Pakistan is stepping up its use of sharia-compliant financing to fund infrastructure deals, which could help to promote the use of longer-term transactions in Islamic finance.
Islamic deals are backed by specific assets, which makes them convenient for infrastructure projects. But traditionally, Islamic bonds and loans have shorter tenors – often around five years – than their conventional equivalents.
This is partly because Islamic markets are generally not as deep and liquid, and products are not as standardised. Also, Islamic banks mostly hold short-term deposits on their books.
This month, however, Pakistani banks arranged 100 billion rupees ($955 million) worth of 10-year Islamic bonds (sukuk) for a hydropower plant, the largest infrastructure deal to use Islamic financing in the country.
Opportunities for similar deals are growing with $45 billion worth of domestic infrastructure projects planned by Pakistan’s government under an initiative dubbed the China-Pakistan Economic Corridor (CPEC), agreed between the states in 2014.
Islamic banks have become increasingly willing to manage any mismatch between their short-term deposit bases and such long-term projects, said Abdullah Ghaffar, head of investment banking at Al Baraka Bank Pakistan.

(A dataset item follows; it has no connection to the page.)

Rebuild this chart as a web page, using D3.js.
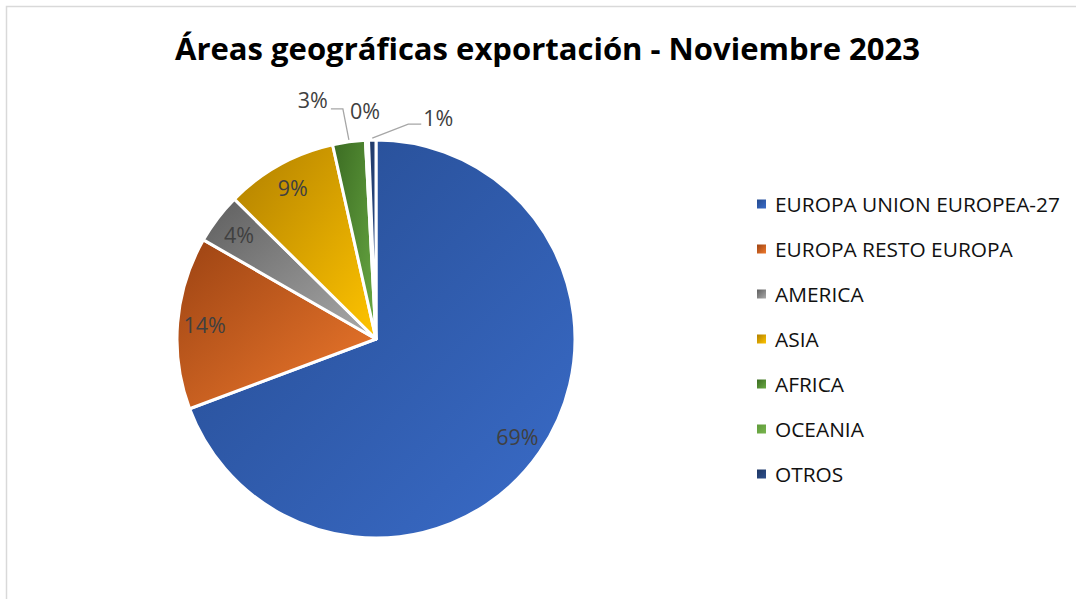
<!DOCTYPE html>
<html>
<head>
<meta charset="utf-8">
<script src="https://cdn.jsdelivr.net/npm/d3@7"></script>
<style>
  html, body { margin: 0; padding: 0; background: #fff; }
  svg { display: block; }
  text { font-family: "Open Sans", "Noto Sans", "Liberation Sans", sans-serif; }
</style>
</head>
<body>
<svg id="chart"></svg>
<script>
// data
const categories = ["EUROPA UNION EUROPEA-27", "EUROPA RESTO EUROPA", "AMERICA", "ASIA", "AFRICA", "OCEANIA", "OTROS"];
const shares = [69.3, 14.0, 4.1, 9.1, 2.65, 0.25, 0.6];
const titleText = "Áreas geográficas exportación - Noviembre 2023";

// colours: [dark top-left, light bottom-right]
const colors = [
    ["#254a8e", "#3a6cc9"],
    ["#9c4313", "#f07a2d"],
    ["#5e5e5e", "#ababab"],
    ["#b07f00", "#ffc400"],
    ["#3b6b22", "#6aab44"],
    ["#5f9a3a", "#78b54e"],
    ["#1d3562", "#2f518d"]
];

const WIDTH = 1076;
const HEIGHT = 599;
const CENTER = { x: 376, y: 339 };
const RADIUS = 199;
const LABEL_R = 172;

// outside labels, offsets from the slice's outer edge point
const OUTSIDE = {
    4: { elbow: [-6, -33], end: [-18, -33], text: [-21, -34], anchor: "end" },
    5: { text: [-2, -21], anchor: "middle" },
    6: { elbow: [36, -16], end: [49, -16], text: [51, -14], anchor: "start" }
};

const svg = d3.select("#chart")
    .attr("width", WIDTH)
    .attr("height", HEIGHT);

// chart frame
svg.append("rect")
    .attr("x", 6.5).attr("y", 6.5)
    .attr("width", WIDTH + 50).attr("height", HEIGHT + 50)
    .attr("fill", "none")
    .attr("stroke", "#d9d9d9")
    .attr("stroke-width", 1.5);

const defs = svg.append("defs");
colors.forEach((c, i) => {
    const g = defs.append("linearGradient")
        .attr("id", "grad" + i)
        .attr("x1", 0).attr("y1", 0).attr("x2", 1).attr("y2", 1);
    g.append("stop").attr("offset", "0%").attr("stop-color", c[0]);
    g.append("stop").attr("offset", "100%").attr("stop-color", c[1]);
});

// title
svg.append("text")
    .attr("x", 547.5)
    .attr("y", 60)
    .attr("text-anchor", "middle")
    .attr("font-size", 31)
    .attr("font-weight", "bold")
    .attr("fill", "#000")
    .attr("textLength", 745)
    .attr("lengthAdjust", "spacingAndGlyphs")
    .text(titleText);

// pie
const pie = d3.pie().sort(null).value(d => d);
const arcs = pie(shares);
const arc = d3.arc().innerRadius(0).outerRadius(RADIUS);
const labelArc = d3.arc().innerRadius(LABEL_R).outerRadius(LABEL_R);
const edgeArc = d3.arc().innerRadius(RADIUS).outerRadius(RADIUS);

const chart = svg.append("g")
    .attr("transform", `translate(${CENTER.x},${CENTER.y})`);

chart.selectAll(".slice")
    .data(arcs)
    .enter()
    .append("path")
    .attr("class", "slice")
    .attr("d", arc)
    .attr("fill", (d, i) => `url(#grad${i})`)
    .attr("stroke", "#fff")
    .attr("stroke-width", 3)
    .attr("stroke-linejoin", "round");

// data labels
arcs.forEach((d, i) => {
    const txt = Math.round(d.data) + "%";
    const out = OUTSIDE[i];
    if (!out) {
        const [x, y] = labelArc.centroid(d);
        chart.append("text")
            .attr("x", x).attr("y", y)
            .attr("dy", "0.36em")
            .attr("text-anchor", "middle")
            .attr("font-size", 21.5)
            .attr("fill", "#404040")
            .text(txt);
        return;
    }
    const [ex, ey] = edgeArc.centroid(d);
    if (out.elbow) {
        chart.append("polyline")
            .attr("points", [[ex, ey - 2], [ex + out.elbow[0], ey + out.elbow[1]], [ex + out.end[0], ey + out.end[1]]].map(p => p.join(",")).join(" "))
            .attr("fill", "none")
            .attr("stroke", "#a6a6a6")
            .attr("stroke-width", 1.3);
    }
    chart.append("text")
        .attr("x", ex + out.text[0])
        .attr("y", ey + out.text[1])
        .attr("text-anchor", out.anchor)
        .attr("font-size", 21.5)
        .attr("fill", "#404040")
        .text(txt);
});

// legend
const legend = svg.append("g")
    .attr("transform", "translate(757,204)");

const items = legend.selectAll(".item")
    .data(categories)
    .enter()
    .append("g")
    .attr("class", "item")
    .attr("transform", (d, i) => `translate(0,${i * 45})`);

items.append("rect")
    .attr("x", 0).attr("y", -4.5)
    .attr("width", 9).attr("height", 9)
    .attr("fill", (d, i) => `url(#grad${i})`);

const legendText = items.append("text")
    .attr("x", 18)
    .attr("y", 7.5)
    .attr("font-size", 20)
    .attr("fill", "#111")
    .text(d => d);

// scale legend font so the longest entry ends where it does in the original
const w0 = legendText.nodes()[0].getComputedTextLength();
const fs = 20 * 285 / w0;
legendText.attr("font-size", Math.min(fs, 22));
</script>
</body>
</html>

“Excess liquidity with Islamic banks is pushing them towards each and every opportunity emanating from the CPEC,” Ghaffar said.
The government is providing encouragement; in November, Finance Minister Ishaq Dar said predominantly Muslim Pakistan wanted to make sharia-compliant financing its first choice for infrastructure and long-term financing needs.
The government plans to shift between 20 and 40 percent of its debt financing to Islamic sources from conventional ones, Dar said without specifying a timeframe.
Islamic finance is being used in deals involving foreign lenders, including large Chinese banks keen to revive ancient “Silk Road” trade links with Pakistan through CPEC projects.
The first CPEC transaction, a $1.95 billion loan syndication signed off in January to finance a coal mining project and associated power plant in Sindh province, was financed mostly by large Chinese banks. But the deal featured two sharia-compliant tranches worth a combined 16 billion rupees extended by Faysal Bank, Meezan Bank and Habib Bank.
“Given the diversity of the Silk Road I think we will see more structures like this,” said Andrew Compton, Hong Kong-based counsel at law firm Linklaters, which advised on the deal.
The transaction used a lease-based structure known as ijara, a common sharia-compliant contract. “This model is now out there, so this process could be replicated with some success.”
The law firm said it was working on other infrastructure transactions across Asia, including a hydropower plant and a wind farm in Pakistan and a coal power plant in Indonesia.